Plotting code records
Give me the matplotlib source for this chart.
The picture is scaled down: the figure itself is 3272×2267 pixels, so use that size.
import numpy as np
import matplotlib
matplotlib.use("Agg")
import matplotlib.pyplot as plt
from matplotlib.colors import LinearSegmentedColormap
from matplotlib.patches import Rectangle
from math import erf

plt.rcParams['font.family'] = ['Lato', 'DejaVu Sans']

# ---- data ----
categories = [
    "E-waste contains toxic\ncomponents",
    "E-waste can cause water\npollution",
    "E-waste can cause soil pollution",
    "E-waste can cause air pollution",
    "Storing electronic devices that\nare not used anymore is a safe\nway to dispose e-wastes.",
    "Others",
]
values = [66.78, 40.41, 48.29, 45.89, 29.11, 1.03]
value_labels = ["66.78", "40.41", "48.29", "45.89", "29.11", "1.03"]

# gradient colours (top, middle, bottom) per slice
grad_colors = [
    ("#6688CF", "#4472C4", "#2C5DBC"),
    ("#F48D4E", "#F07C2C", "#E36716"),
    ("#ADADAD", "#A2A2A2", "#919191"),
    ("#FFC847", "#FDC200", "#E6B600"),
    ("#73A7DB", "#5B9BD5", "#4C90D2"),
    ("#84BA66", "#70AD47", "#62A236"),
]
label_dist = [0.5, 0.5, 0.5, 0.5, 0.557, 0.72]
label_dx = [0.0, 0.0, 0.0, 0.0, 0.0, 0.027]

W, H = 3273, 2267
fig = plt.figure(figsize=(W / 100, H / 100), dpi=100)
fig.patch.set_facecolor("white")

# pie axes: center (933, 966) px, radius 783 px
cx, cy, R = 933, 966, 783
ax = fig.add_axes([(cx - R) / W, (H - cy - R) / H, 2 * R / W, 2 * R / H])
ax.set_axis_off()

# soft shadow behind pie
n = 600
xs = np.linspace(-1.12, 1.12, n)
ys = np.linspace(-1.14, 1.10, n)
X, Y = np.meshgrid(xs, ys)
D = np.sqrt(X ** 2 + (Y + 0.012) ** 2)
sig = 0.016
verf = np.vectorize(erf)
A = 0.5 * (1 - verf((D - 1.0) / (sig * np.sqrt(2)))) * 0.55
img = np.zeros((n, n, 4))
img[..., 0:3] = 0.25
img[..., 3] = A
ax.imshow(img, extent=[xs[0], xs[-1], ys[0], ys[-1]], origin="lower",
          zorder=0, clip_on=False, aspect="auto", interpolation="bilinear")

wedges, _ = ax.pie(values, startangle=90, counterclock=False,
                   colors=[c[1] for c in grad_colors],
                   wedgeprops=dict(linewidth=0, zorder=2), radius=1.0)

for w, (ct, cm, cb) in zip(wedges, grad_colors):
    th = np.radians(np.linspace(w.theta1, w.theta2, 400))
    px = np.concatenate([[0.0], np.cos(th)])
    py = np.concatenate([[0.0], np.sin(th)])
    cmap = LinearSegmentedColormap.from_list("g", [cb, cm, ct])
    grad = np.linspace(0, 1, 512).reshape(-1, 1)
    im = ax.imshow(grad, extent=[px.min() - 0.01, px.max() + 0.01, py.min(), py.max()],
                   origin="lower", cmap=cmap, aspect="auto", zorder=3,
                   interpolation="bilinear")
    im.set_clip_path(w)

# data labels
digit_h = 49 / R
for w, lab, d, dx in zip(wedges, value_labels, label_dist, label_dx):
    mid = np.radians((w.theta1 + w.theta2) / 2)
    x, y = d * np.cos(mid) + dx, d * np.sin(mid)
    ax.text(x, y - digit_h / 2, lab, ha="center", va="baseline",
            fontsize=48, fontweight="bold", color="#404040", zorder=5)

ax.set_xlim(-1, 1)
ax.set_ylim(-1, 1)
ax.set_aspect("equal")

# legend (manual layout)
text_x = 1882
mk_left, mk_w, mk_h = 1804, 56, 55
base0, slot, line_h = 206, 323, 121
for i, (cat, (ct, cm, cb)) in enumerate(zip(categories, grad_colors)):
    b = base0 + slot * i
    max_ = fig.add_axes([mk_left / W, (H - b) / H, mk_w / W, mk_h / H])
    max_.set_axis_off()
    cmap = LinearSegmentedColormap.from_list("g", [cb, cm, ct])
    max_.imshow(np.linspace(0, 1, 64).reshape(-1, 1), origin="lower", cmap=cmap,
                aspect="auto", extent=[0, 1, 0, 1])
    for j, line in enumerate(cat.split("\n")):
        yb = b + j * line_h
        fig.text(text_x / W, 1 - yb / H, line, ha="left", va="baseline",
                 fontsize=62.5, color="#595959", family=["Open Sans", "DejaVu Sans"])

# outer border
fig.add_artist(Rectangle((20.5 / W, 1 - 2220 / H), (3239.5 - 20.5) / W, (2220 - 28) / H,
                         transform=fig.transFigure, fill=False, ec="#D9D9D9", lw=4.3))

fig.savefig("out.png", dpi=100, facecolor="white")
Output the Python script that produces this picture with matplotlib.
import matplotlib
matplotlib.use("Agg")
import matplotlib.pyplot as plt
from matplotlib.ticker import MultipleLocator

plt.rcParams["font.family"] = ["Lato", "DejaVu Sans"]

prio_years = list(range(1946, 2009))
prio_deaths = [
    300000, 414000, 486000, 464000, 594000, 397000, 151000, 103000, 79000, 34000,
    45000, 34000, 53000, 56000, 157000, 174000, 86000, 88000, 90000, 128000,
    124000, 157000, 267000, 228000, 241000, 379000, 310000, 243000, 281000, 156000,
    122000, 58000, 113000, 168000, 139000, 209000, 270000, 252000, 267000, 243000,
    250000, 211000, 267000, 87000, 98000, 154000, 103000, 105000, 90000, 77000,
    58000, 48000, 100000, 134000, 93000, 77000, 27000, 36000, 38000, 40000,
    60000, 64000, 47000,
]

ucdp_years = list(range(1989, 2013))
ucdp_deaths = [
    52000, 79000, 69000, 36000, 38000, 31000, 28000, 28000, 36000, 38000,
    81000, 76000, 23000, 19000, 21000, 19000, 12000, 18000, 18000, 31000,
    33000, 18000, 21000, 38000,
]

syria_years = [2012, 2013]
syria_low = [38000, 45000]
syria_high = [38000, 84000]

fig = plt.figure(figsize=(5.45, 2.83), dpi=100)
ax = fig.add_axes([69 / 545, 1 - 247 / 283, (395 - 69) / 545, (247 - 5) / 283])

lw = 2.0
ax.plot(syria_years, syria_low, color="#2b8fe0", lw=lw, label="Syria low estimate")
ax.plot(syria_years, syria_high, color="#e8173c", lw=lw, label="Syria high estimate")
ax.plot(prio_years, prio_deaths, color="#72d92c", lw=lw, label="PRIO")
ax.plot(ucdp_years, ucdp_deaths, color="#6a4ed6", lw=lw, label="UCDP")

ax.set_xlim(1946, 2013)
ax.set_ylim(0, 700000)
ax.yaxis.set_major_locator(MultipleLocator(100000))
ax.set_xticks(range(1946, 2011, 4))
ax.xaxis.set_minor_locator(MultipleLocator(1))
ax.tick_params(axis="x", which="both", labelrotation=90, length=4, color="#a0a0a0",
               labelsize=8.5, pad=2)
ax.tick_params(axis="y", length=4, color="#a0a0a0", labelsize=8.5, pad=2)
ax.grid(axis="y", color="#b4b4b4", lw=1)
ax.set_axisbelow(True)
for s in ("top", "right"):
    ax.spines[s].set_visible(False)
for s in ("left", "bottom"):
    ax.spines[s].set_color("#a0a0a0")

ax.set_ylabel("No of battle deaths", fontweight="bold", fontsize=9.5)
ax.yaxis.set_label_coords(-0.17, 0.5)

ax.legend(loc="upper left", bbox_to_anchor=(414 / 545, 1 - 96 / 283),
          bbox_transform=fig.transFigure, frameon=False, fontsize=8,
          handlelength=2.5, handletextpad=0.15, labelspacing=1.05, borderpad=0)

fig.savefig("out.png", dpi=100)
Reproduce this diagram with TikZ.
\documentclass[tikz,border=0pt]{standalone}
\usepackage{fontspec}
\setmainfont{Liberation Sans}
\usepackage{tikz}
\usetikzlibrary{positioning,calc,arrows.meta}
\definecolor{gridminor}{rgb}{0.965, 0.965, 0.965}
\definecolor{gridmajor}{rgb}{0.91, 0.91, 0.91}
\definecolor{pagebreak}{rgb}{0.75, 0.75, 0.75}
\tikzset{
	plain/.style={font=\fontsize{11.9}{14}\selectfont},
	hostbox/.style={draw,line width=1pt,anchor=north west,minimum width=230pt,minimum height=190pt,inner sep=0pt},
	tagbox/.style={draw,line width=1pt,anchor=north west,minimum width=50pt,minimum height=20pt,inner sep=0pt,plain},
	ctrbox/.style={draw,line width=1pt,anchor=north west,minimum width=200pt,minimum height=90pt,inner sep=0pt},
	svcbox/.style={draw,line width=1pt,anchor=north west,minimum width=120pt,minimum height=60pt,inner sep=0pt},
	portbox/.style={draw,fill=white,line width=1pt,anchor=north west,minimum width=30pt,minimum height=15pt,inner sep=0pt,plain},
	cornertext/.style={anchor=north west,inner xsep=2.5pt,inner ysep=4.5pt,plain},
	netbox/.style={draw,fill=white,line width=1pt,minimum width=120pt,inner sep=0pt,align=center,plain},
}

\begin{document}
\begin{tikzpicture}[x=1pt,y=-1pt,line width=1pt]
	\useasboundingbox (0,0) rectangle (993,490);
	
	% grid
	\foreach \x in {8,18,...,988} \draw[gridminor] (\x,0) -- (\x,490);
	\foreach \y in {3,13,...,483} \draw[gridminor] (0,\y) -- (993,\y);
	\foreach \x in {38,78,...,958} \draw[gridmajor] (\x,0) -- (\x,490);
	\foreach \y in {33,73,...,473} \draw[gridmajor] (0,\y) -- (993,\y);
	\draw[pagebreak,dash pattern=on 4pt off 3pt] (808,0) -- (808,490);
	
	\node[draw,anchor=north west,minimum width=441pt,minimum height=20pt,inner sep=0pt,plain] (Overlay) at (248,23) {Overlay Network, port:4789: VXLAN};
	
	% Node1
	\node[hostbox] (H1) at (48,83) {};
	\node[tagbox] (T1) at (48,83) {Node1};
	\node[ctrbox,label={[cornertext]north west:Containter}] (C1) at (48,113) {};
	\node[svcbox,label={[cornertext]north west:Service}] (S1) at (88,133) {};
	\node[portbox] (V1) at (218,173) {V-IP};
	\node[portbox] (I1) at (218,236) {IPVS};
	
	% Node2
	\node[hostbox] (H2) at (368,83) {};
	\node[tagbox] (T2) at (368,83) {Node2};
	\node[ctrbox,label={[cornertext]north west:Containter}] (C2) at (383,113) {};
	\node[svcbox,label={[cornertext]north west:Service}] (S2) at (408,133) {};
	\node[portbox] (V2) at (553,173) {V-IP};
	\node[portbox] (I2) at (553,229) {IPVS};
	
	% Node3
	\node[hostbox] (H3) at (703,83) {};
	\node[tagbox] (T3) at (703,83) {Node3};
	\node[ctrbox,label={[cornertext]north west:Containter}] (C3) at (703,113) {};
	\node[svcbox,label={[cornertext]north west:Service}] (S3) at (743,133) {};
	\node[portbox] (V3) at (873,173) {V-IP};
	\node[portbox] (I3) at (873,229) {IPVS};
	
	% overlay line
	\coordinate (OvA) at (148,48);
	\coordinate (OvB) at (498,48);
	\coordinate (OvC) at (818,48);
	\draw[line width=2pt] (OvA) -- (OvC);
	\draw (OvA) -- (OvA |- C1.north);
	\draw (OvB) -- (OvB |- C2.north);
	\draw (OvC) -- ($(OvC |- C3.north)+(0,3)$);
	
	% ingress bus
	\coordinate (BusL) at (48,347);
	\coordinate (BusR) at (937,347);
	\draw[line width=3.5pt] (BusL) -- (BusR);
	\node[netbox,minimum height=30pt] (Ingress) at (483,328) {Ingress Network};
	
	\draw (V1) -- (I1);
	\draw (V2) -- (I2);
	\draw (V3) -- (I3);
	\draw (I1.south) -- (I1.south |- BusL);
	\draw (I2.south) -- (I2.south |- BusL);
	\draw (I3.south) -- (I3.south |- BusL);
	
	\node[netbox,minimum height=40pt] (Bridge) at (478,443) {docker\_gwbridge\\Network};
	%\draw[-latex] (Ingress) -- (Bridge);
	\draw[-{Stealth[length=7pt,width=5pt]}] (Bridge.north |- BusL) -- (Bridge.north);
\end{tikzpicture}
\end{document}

▶ _PROBLEM STATEMENT_
Print, unaltered, every line from the beginning of the material down to the line with "ax.set_axis_off()".

▶ _EXERCISE ANSWER_
Give me the matplotlib source for this chart.
The picture is scaled down: the figure itself is 3272×2267 pixels, so use that size.
import numpy as np
import matplotlib
matplotlib.use("Agg")
import matplotlib.pyplot as plt
from matplotlib.colors import LinearSegmentedColormap
from matplotlib.patches import Rectangle
from math import erf

plt.rcParams['font.family'] = ['Lato', 'DejaVu Sans']

# ---- data ----
categories = [
    "E-waste contains toxic\ncomponents",
    "E-waste can cause water\npollution",
    "E-waste can cause soil pollution",
    "E-waste can cause air pollution",
    "Storing electronic devices that\nare not used anymore is a safe\nway to dispose e-wastes.",
    "Others",
]
values = [66.78, 40.41, 48.29, 45.89, 29.11, 1.03]
value_labels = ["66.78", "40.41", "48.29", "45.89", "29.11", "1.03"]

# gradient colours (top, middle, bottom) per slice
grad_colors = [
    ("#6688CF", "#4472C4", "#2C5DBC"),
    ("#F48D4E", "#F07C2C", "#E36716"),
    ("#ADADAD", "#A2A2A2", "#919191"),
    ("#FFC847", "#FDC200", "#E6B600"),
    ("#73A7DB", "#5B9BD5", "#4C90D2"),
    ("#84BA66", "#70AD47", "#62A236"),
]
label_dist = [0.5, 0.5, 0.5, 0.5, 0.557, 0.72]
label_dx = [0.0, 0.0, 0.0, 0.0, 0.0, 0.027]

W, H = 3273, 2267
fig = plt.figure(figsize=(W / 100, H / 100), dpi=100)
fig.patch.set_facecolor("white")

# pie axes: center (933, 966) px, radius 783 px
cx, cy, R = 933, 966, 783
ax = fig.add_axes([(cx - R) / W, (H - cy - R) / H, 2 * R / W, 2 * R / H])
ax.set_axis_off()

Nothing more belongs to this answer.